## BEGIN Provided material

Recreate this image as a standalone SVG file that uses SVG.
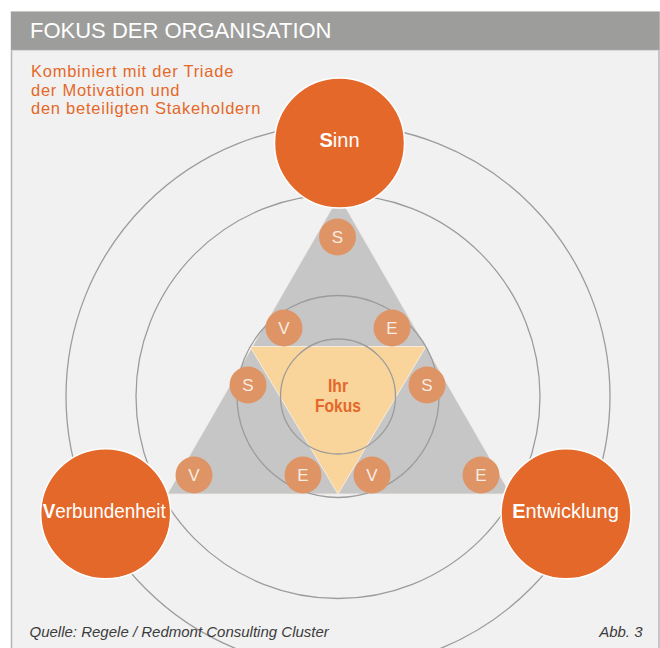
<svg xmlns="http://www.w3.org/2000/svg" width="660" height="648" viewBox="0 0 660 648">
  <style>
    .ring { fill: none; stroke: #9c9c9c; stroke-width: 1.3; }
    .big { fill: #e4682a; stroke: #ffffff; stroke-width: 1.5; }
    .big-label { font-family: "Liberation Sans", Arial, sans-serif; font-size: 20px; fill: #ffffff; text-anchor: middle; }
    .big-label .initial { font-weight: bold; }
    .chip { fill: #df9466; }
    .chip-label { font-family: "Liberation Sans", Arial, sans-serif; font-size: 17px; fill: #f7ece2; text-anchor: middle; }
    .intro { font-family: "Liberation Sans", Arial, sans-serif; font-size: 16.5px; letter-spacing: 0.75px; fill: #e4682a; }
    .foot { font-family: "Liberation Sans", Arial, sans-serif; font-size: 15px; font-style: italic; fill: #3c3c3c; }
  </style>

  <!-- panel and title bar -->
  <rect x="0" y="0" width="660" height="648" fill="#ffffff"/>
  <rect x="11.5" y="12" width="647.5" height="650" fill="#f1f1f1" stroke="#b5b5b5" stroke-width="1.5"/>
  <rect x="11" y="12" width="648.5" height="38" fill="#9d9d9b"/>
  <line x1="11" y1="50.3" x2="659.5" y2="50.3" stroke="#c9c9c9" stroke-width="0.8"/>
  <text x="30" y="37.5" font-family="'Liberation Sans', Arial, sans-serif" font-size="22" fill="#ffffff">FOKUS DER ORGANISATION</text>

  <!-- intro text -->
  <text class="intro" x="31" y="77">Kombiniert mit der Triade</text>
  <text class="intro" x="31" y="95.5">der Motivation und</text>
  <text class="intro" x="31" y="114">den beteiligten Stakeholdern</text>

  <!-- triangles -->
  <g id="triangles">
    <polygon points="339,196 510.5,494 167.5,494" fill="#c6c6c6" stroke="#f3ece3" stroke-width="0.8"/>
    <polygon points="250,346.5 426,346.5 338,494" fill="#f9d49b" stroke="#fbf3e8" stroke-width="0.8"/>
  </g>

  <!-- concentric rings -->
  <g id="connectors">
    <circle class="ring" cx="338" cy="396.5" r="57.5"/>
    <circle class="ring" cx="338" cy="396.5" r="101"/>
    <circle class="ring" cx="338" cy="396.5" r="202"/>
    <circle class="ring" cx="338" cy="396.5" r="272"/>
  </g>

  <!-- centre label -->
  <g id="fokus">
    <text x="338" y="391.5" font-family="'Liberation Sans', Arial, sans-serif" font-size="18" font-weight="bold" fill="#e4682a" text-anchor="middle" textLength="20" lengthAdjust="spacingAndGlyphs">Ihr</text>
    <text x="338" y="412.3" font-family="'Liberation Sans', Arial, sans-serif" font-size="18" font-weight="bold" fill="#e4682a" text-anchor="middle" textLength="46" lengthAdjust="spacingAndGlyphs">Fokus</text>
  </g>

  <!-- small S / V / E markers -->
  <g id="chip-s-top"><circle class="chip" cx="337.5" cy="237" r="18.5"/><text class="chip-label" x="337.5" y="243.2">S</text></g>
  <g id="chip-v-upper"><circle class="chip" cx="284" cy="328" r="18.5"/><text class="chip-label" x="284" y="334.2">V</text></g>
  <g id="chip-e-upper"><circle class="chip" cx="392" cy="328" r="18.5"/><text class="chip-label" x="392" y="334.2">E</text></g>
  <g id="chip-s-left"><circle class="chip" cx="248" cy="385" r="18.5"/><text class="chip-label" x="248" y="391.2">S</text></g>
  <g id="chip-s-right"><circle class="chip" cx="427" cy="385" r="18.5"/><text class="chip-label" x="427" y="391.2">S</text></g>
  <g id="chip-v-left"><circle class="chip" cx="194" cy="475" r="18.5"/><text class="chip-label" x="194" y="481.2">V</text></g>
  <g id="chip-e-mid"><circle class="chip" cx="303" cy="475" r="18.5"/><text class="chip-label" x="303" y="481.2">E</text></g>
  <g id="chip-v-mid"><circle class="chip" cx="372" cy="475" r="18.5"/><text class="chip-label" x="372" y="481.2">V</text></g>
  <g id="chip-e-right"><circle class="chip" cx="481" cy="475" r="18.5"/><text class="chip-label" x="481" y="481.2">E</text></g>

  <!-- main nodes -->
  <g id="sinn">
    <circle class="big" cx="339.5" cy="143" r="65"/>
    <text class="big-label" x="339.5" y="147.3"><tspan class="initial">S</tspan>inn</text>
  </g>
  <g id="verbundenheit">
    <circle class="big" cx="105.7" cy="513.7" r="65"/>
    <text class="big-label" x="104.2" y="517.5" textLength="123" lengthAdjust="spacingAndGlyphs"><tspan class="initial">V</tspan>erbundenheit</text>
  </g>
  <g id="entwicklung">
    <circle class="big" cx="566" cy="513.7" r="65"/>
    <text class="big-label" x="565.5" y="518.3"><tspan class="initial">E</tspan>ntwicklung</text>
  </g>

  <!-- footer -->
  <text class="foot" x="29.5" y="637.3">Quelle: Regele / Redmont Consulting Cluster</text>
  <text class="foot" x="642.5" y="637.3" text-anchor="end">Abb. 3</text>
</svg>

## END Provided material

__What to work on__:
Your task is to repeat the data above exactly while excluding the pictures.

__In response__:
Recreate this image as a standalone SVG file that uses SVG.
<svg xmlns="http://www.w3.org/2000/svg" width="660" height="648" viewBox="0 0 660 648">
  <style>
    .ring { fill: none; stroke: #9c9c9c; stroke-width: 1.3; }
    .big { fill: #e4682a; stroke: #ffffff; stroke-width: 1.5; }
    .big-label { font-family: "Liberation Sans", Arial, sans-serif; font-size: 20px; fill: #ffffff; text-anchor: middle; }
    .big-label .initial { font-weight: bold; }
    .chip { fill: #df9466; }
    .chip-label { font-family: "Liberation Sans", Arial, sans-serif; font-size: 17px; fill: #f7ece2; text-anchor: middle; }
    .intro { font-family: "Liberation Sans", Arial, sans-serif; font-size: 16.5px; letter-spacing: 0.75px; fill: #e4682a; }
    .foot { font-family: "Liberation Sans", Arial, sans-serif; font-size: 15px; font-style: italic; fill: #3c3c3c; }
  </style>

  <!-- panel and title bar -->
  <rect x="0" y="0" width="660" height="648" fill="#ffffff"/>
  <rect x="11.5" y="12" width="647.5" height="650" fill="#f1f1f1" stroke="#b5b5b5" stroke-width="1.5"/>
  <rect x="11" y="12" width="648.5" height="38" fill="#9d9d9b"/>
  <line x1="11" y1="50.3" x2="659.5" y2="50.3" stroke="#c9c9c9" stroke-width="0.8"/>
  <text x="30" y="37.5" font-family="'Liberation Sans', Arial, sans-serif" font-size="22" fill="#ffffff">FOKUS DER ORGANISATION</text>

  <!-- intro text -->
  <text class="intro" x="31" y="77">Kombiniert mit der Triade</text>
  <text class="intro" x="31" y="95.5">der Motivation und</text>
  <text class="intro" x="31" y="114">den beteiligten Stakeholdern</text>

  <!-- triangles -->
  <g id="triangles">
    <polygon points="339,196 510.5,494 167.5,494" fill="#c6c6c6" stroke="#f3ece3" stroke-width="0.8"/>
    <polygon points="250,346.5 426,346.5 338,494" fill="#f9d49b" stroke="#fbf3e8" stroke-width="0.8"/>
  </g>

  <!-- concentric rings -->
  <g id="connectors">
    <circle class="ring" cx="338" cy="396.5" r="57.5"/>
    <circle class="ring" cx="338" cy="396.5" r="101"/>
    <circle class="ring" cx="338" cy="396.5" r="202"/>
    <circle class="ring" cx="338" cy="396.5" r="272"/>
  </g>

  <!-- centre label -->
  <g id="fokus">
    <text x="338" y="391.5" font-family="'Liberation Sans', Arial, sans-serif" font-size="18" font-weight="bold" fill="#e4682a" text-anchor="middle" textLength="20" lengthAdjust="spacingAndGlyphs">Ihr</text>
    <text x="338" y="412.3" font-family="'Liberation Sans', Arial, sans-serif" font-size="18" font-weight="bold" fill="#e4682a" text-anchor="middle" textLength="46" lengthAdjust="spacingAndGlyphs">Fokus</text>
  </g>

  <!-- small S / V / E markers -->
  <g id="chip-s-top"><circle class="chip" cx="337.5" cy="237" r="18.5"/><text class="chip-label" x="337.5" y="243.2">S</text></g>
  <g id="chip-v-upper"><circle class="chip" cx="284" cy="328" r="18.5"/><text class="chip-label" x="284" y="334.2">V</text></g>
  <g id="chip-e-upper"><circle class="chip" cx="392" cy="328" r="18.5"/><text class="chip-label" x="392" y="334.2">E</text></g>
  <g id="chip-s-left"><circle class="chip" cx="248" cy="385" r="18.5"/><text class="chip-label" x="248" y="391.2">S</text></g>
  <g id="chip-s-right"><circle class="chip" cx="427" cy="385" r="18.5"/><text class="chip-label" x="427" y="391.2">S</text></g>
  <g id="chip-v-left"><circle class="chip" cx="194" cy="475" r="18.5"/><text class="chip-label" x="194" y="481.2">V</text></g>
  <g id="chip-e-mid"><circle class="chip" cx="303" cy="475" r="18.5"/><text class="chip-label" x="303" y="481.2">E</text></g>
  <g id="chip-v-mid"><circle class="chip" cx="372" cy="475" r="18.5"/><text class="chip-label" x="372" y="481.2">V</text></g>
  <g id="chip-e-right"><circle class="chip" cx="481" cy="475" r="18.5"/><text class="chip-label" x="481" y="481.2">E</text></g>

  <!-- main nodes -->
  <g id="sinn">
    <circle class="big" cx="339.5" cy="143" r="65"/>
    <text class="big-label" x="339.5" y="147.3"><tspan class="initial">S</tspan>inn</text>
  </g>
  <g id="verbundenheit">
    <circle class="big" cx="105.7" cy="513.7" r="65"/>
    <text class="big-label" x="104.2" y="517.5" textLength="123" lengthAdjust="spacingAndGlyphs"><tspan class="initial">V</tspan>erbundenheit</text>
  </g>
  <g id="entwicklung">
    <circle class="big" cx="566" cy="513.7" r="65"/>
    <text class="big-label" x="565.5" y="518.3"><tspan class="initial">E</tspan>ntwicklung</text>
  </g>

  <!-- footer -->
  <text class="foot" x="29.5" y="637.3">Quelle: Regele / Redmont Consulting Cluster</text>
  <text class="foot" x="642.5" y="637.3" text-anchor="end">Abb. 3</text>
</svg>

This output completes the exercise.